Estos desgarramientos formaban parte de la experiencia humana cotidiana. Todavía en el siglo XX, las grandes guerras (civiles y de las otras) y sus miserias concomitantes (mi suegro no volvió a ver nunca a sus dos hermanos luego que él emigrara acá, los otros a la Argentina) apartaban y despedazaban a las familias, que si tenían suerte muy a duras penas podían mantener contacto. Ustedes habrán escuchado anécdotas familiares del tenor de: “…y entonces mi tío bisabuelo Juan se fue a Guadalajara y quién sabe qué pasó que se les perdió”. Y esos sucesos ocurrieron en vida de gente que todavía nos lo puede contar.
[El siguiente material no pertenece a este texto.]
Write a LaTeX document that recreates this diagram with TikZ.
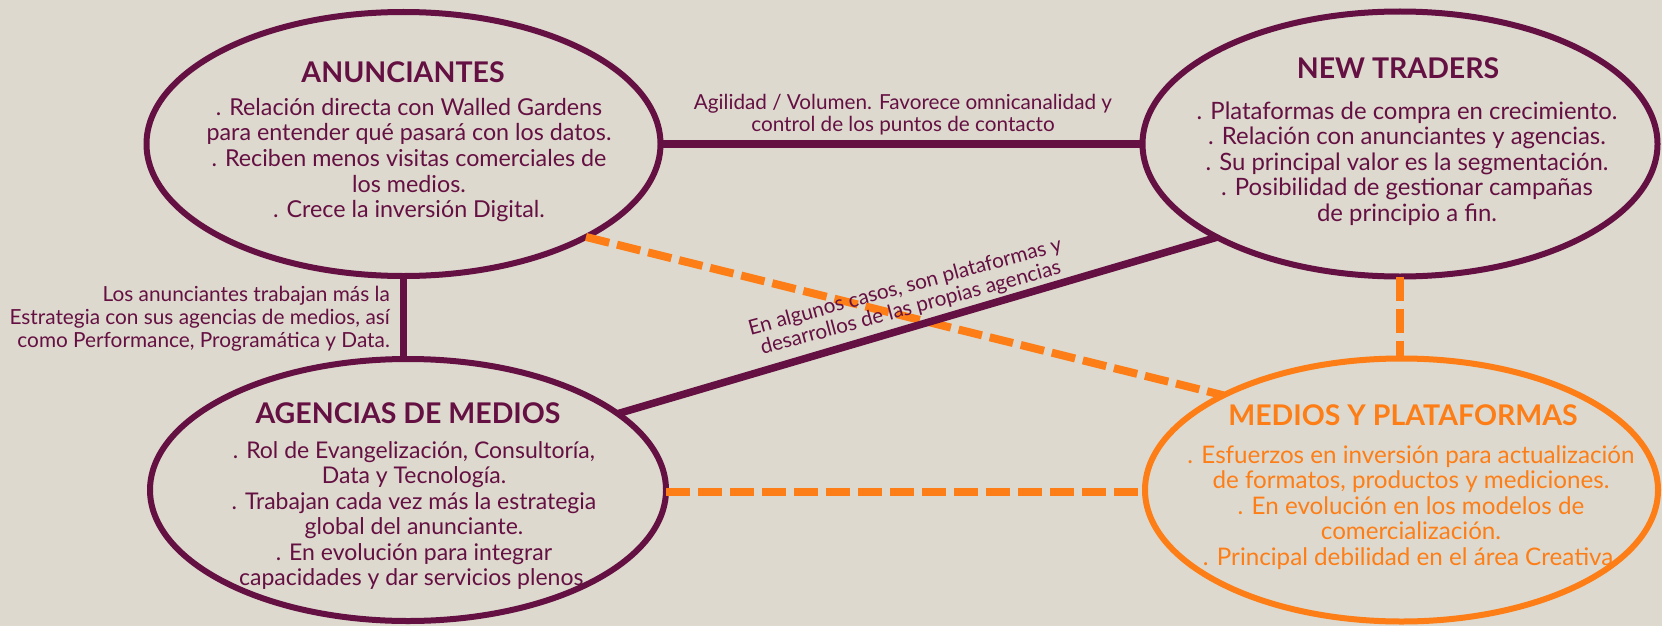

Por supuesto, semejantes tragedias siguen ocurriendo. En ocasiones, de acuerdo, de manera voluntaria: con lo que cuesta ahora mantener una familia y con los cómodos planes de financiamiento de las agencias de viajes, no dudo que las ganas de juyirse sean más fuertes que en el siglo XIX. Pero la cuestión es que, como decía, la modernidad ha hecho de nuestro mundo El Increíble Planeta Menguante, y los contactos entre familiares (y algo no tan bueno, perfectos desconocidos) a través de miles de kilómetros son cosa de todos los días. Vaya, los romances surgidos de los correos electrónicos y el chateo se están volviendo alarmantemente usuales. Y a veces los circunstantes se llevan cada decepción…
En fin, que eso de cantar a gritos lo de “Qué lejos estoy del suelo donde he nacido/ inmensa nostalgia invade mi pensamiento…” ya no tiene mucha excusa… a menos que uno haya encontrado, finalmente, un bar en Berlín (o Beirut o Venecia) que sirva cerveza mexicana. Entonces, cualquier cosa sirve de pretexto.
Consejo no pedido para sentirse arraigado: sean displicentes y vean “Horizontes lejanos ” (Far and Away, 1992) con Tom Cruise y Nicole Kidman, sobre la emigración irlandesa a América. Y ya entrados en gastos, vean “Café Olé” (2000) cálido filme sobre la inmigración en Montreal y sus asegunes. Provecho.